— begin DATA SECTION —
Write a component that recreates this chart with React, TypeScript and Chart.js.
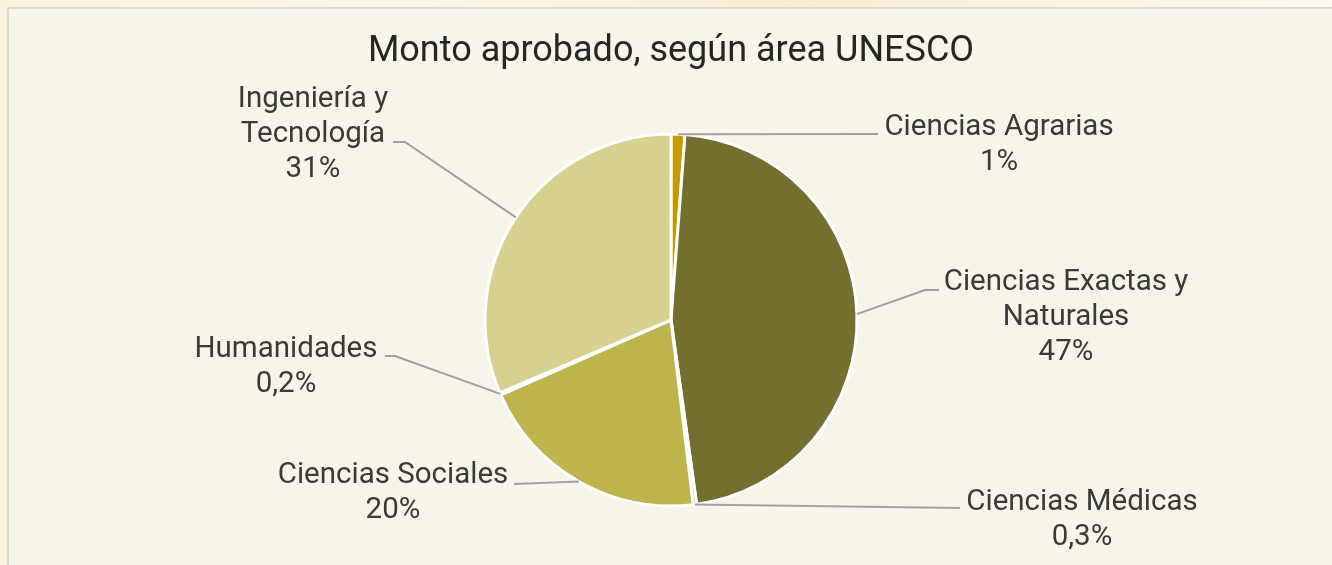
import React, { useEffect, useRef } from "react";
import { Chart, registerables } from "chart.js";

Chart.register(...registerables);

const titleText = "Monto aprobado, según área UNESCO";
const categories = [
  "Ciencias Agrarias",
  "Ciencias Exactas y Naturales",
  "Ciencias Médicas",
  "Ciencias Sociales",
  "Humanidades",
  "Ingeniería y Tecnología",
];
const values = [1.2, 46.6, 0.3, 20.3, 0.2, 31.4];
const percentLabels = ["1%", "47%", "0,3%", "20%", "0,2%", "31%"];
const labelLines = [
  ["Ciencias Agrarias"],
  ["Ciencias Exactas y", "Naturales"],
  ["Ciencias Médicas"],
  ["Ciencias Sociales"],
  ["Humanidades"],
  ["Ingeniería y", "Tecnología"],
];
const sliceColors = ["#c59a00", "#736f2e", "#a39f5a", "#bdb54b", "#e2dcae", "#d6d18f"];

// label layout, offsets relative to the pie centre
const labelLayout = [
  { tx: 328, ty: -185, pts: [[207, -186]] },
  { tx: 395, ty: -30, pts: [[254, -30], [268, -30]] },
  { tx: 411, ty: 190, pts: [[289, 188]] },
  { tx: -278, ty: 163, pts: [[-157, 164]] },
  { tx: -385, ty: 37, pts: [[-276, 36], [-286, 36]] },
  { tx: -358, ty: -213, pts: [[-266, -178], [-278, -178]] },
];

const LABEL_FONT = "29.5px Roboto";
const LINE_H = 35;

const labelPlugin = {
  id: "pieLabels",
  afterDraw(chart: any) {
    const ctx = chart.ctx;
    const meta = chart.getDatasetMeta(0);
    ctx.save();
    meta.data.forEach((arc: any, i: number) => {
      const { x, y, startAngle, endAngle, outerRadius } = arc.getProps(
        ["x", "y", "startAngle", "endAngle", "outerRadius"],
        true
      );
      const mid = (startAngle + endAngle) / 2;
      const sx = x + Math.cos(mid) * outerRadius;
      const sy = y + Math.sin(mid) * outerRadius;
      const lay = labelLayout[i];
      ctx.strokeStyle = "#a0a0a0";
      ctx.lineWidth = 2;
      ctx.beginPath();
      ctx.moveTo(sx, sy);
      lay.pts.forEach((p) => ctx.lineTo(x + p[0], y + p[1]));
      ctx.stroke();

      ctx.fillStyle = "#3a3a3a";
      ctx.font = LABEL_FONT;
      ctx.textAlign = "center";
      ctx.textBaseline = "alphabetic";
      const lines = [...labelLines[i], percentLabels[i]];
      lines.forEach((t, k) => {
        ctx.fillText(t, x + lay.tx, y + lay.ty + k * LINE_H);
      });
    });
    ctx.restore();
  },
};

export default function App() {
  const ref = useRef<HTMLCanvasElement | null>(null);

  useEffect(() => {
    if (!ref.current) return;
    const chart = new Chart(ref.current, {
      type: "pie",
      data: {
        labels: categories,
        datasets: [
          {
            data: values,
            backgroundColor: sliceColors,
            borderColor: "#ffffff",
            borderWidth: 3,
            hoverBorderWidth: 3,
            hoverOffset: 0,
          },
        ],
      },
      options: {
        responsive: false,
        animation: false,
        events: [],
        layout: { padding: { left: 10, right: 0, top: 0, bottom: 57.5 } },
        plugins: {
          legend: { display: false },
          tooltip: { enabled: false },
          title: {
            display: true,
            text: titleText,
            color: "#262626",
            font: { family: "Roboto", size: 36, weight: "normal", lineHeight: 1.2 },
            padding: { top: 30, bottom: 59.3 },
          },
        },
      },
      plugins: [labelPlugin],
    });
    return () => chart.destroy();
  }, []);

  return (
    <div
      style={{
        position: "fixed",
        left: 0,
        top: 0,
        width: 1332,
        height: 565,
        overflow: "hidden",
        background: "linear-gradient(90deg, #f8f1dc 0%, #fbf7ea 30%, #f6ecd0 60%, #fdfaf1 100%)",
      }}
    >
      <div
        style={{
          position: "absolute",
          left: 7,
          top: 7,
          width: 1340,
          height: 580,
          background: "#f7f5e9",
          border: "2px solid #d9d9d9",
          boxSizing: "border-box",
        }}
      />
      <canvas
        ref={ref}
        width={1332}
        height={565}
        style={{ position: "absolute", left: 0, top: 0, width: 1332, height: 565 }}
      />
    </div>
  );
}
— end DATA SECTION —
## SHORT TASK
Pictures excluded, repeat exactly the lines from the top of the material through the line with "Chart.register(...registerables);", including both of those lines.

## FULL SOLUTION
Write a component that recreates this chart with React, TypeScript and Chart.js.
import React, { useEffect, useRef } from "react";
import { Chart, registerables } from "chart.js";

Chart.register(...registerables);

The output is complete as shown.